MAISON Martin Margiela par Glenn Martens
L’artisanat céleste
Silhouettes aluminium houssées de PVC translucide, vestiges d’un dressing d’infante remodélisée pour le vingt et unième siècle, jeans bleu de ciel changeant aux poches blanchies à la chaux…« J’ai envie de tout » souffle une fashion madone des premiers rangs. Au Cent Quatre, transformé en une enfilade de pièces de réception, et aux murs tendus de planches de papiers froissés, en trompe l’œil ou pas, -certains imprimés de chandeliers- les spectateurs, assistent, médusés, au premier défilé Maison Martin Margiela de Glenn Martens. Une procession dont les chiffonnades de tulle teint témoignent de centaines d’heures artisanalement inspirées…
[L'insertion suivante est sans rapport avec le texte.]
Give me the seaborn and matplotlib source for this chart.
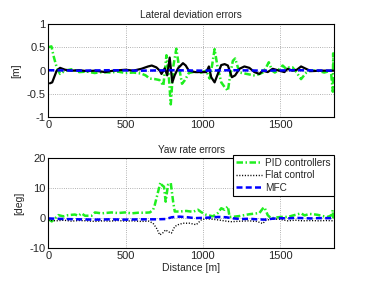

Né à Bruges, cet ex diplômé de l’Académie Royale d’Anvers maîtrise avec une prodigieuse virtuosité toute l’essence du style Martin Margiela. Tout se passe comme si le directeur artistique de Diesel, nommé à la tête de la Maison en janvier dernier, avait réinitialisé en un défilé l’esprit d’un maître auquel il rend hommage sans déférence ni nostalgie. De corsets en drapés nude, il Intègre même les citations au dernier défilé de John Galliano, pour les projeter, ailleurs. Avec une prodigieuse capacité à hybrider le quotidien pour tailler une robe de princesse dans un sac poubelle, à donner au rebut un atour de pirate magicien. Le voici qui taille dans un cuir de Cordoue des blousons, fait souffler sur des fourreaux des centaines de cocottes de soie chiffonnée dans des sublimes dégradés de roses et de sables mouvants : des robes du soir dignes d’un conte où les fantômes prennent une dimension céleste. Un taffetas d’or lamé froissé torsadé sans fin, un manteau qui semble fait de cartes anciennes de marine assemblées une à une, il s’agit d’une méditation sur le temps, sur la mémoire et sur sa préservation, sur le laid qui devient beau sous la main et l’esprit agile. Une correspondance entre l’usure et le futur rendu aussi invisible que ces visages derrière ces masques.
Sont-ils aussi nécessaires dans une époque où cacher son visage n’est plus désormais un luxe, mais une forme de renoncement et de soumission à tous les fanatismes ? L’œil se concentre sur ce qui avance, comme une suite de chimères incarnées. Effet de cocottes en papier, mouchoirs célestes, découpages imitant les ramages des oiseaux, plumes qui n’en sont pas, tout l’art nait de la transformation et de la capacité à redonner au réel sa part de fiction et de jeu. Comme en témoigne, à la sortie, ce bain de ballons multicolores qui éclatent comme des fruits murs sur un air de champagne.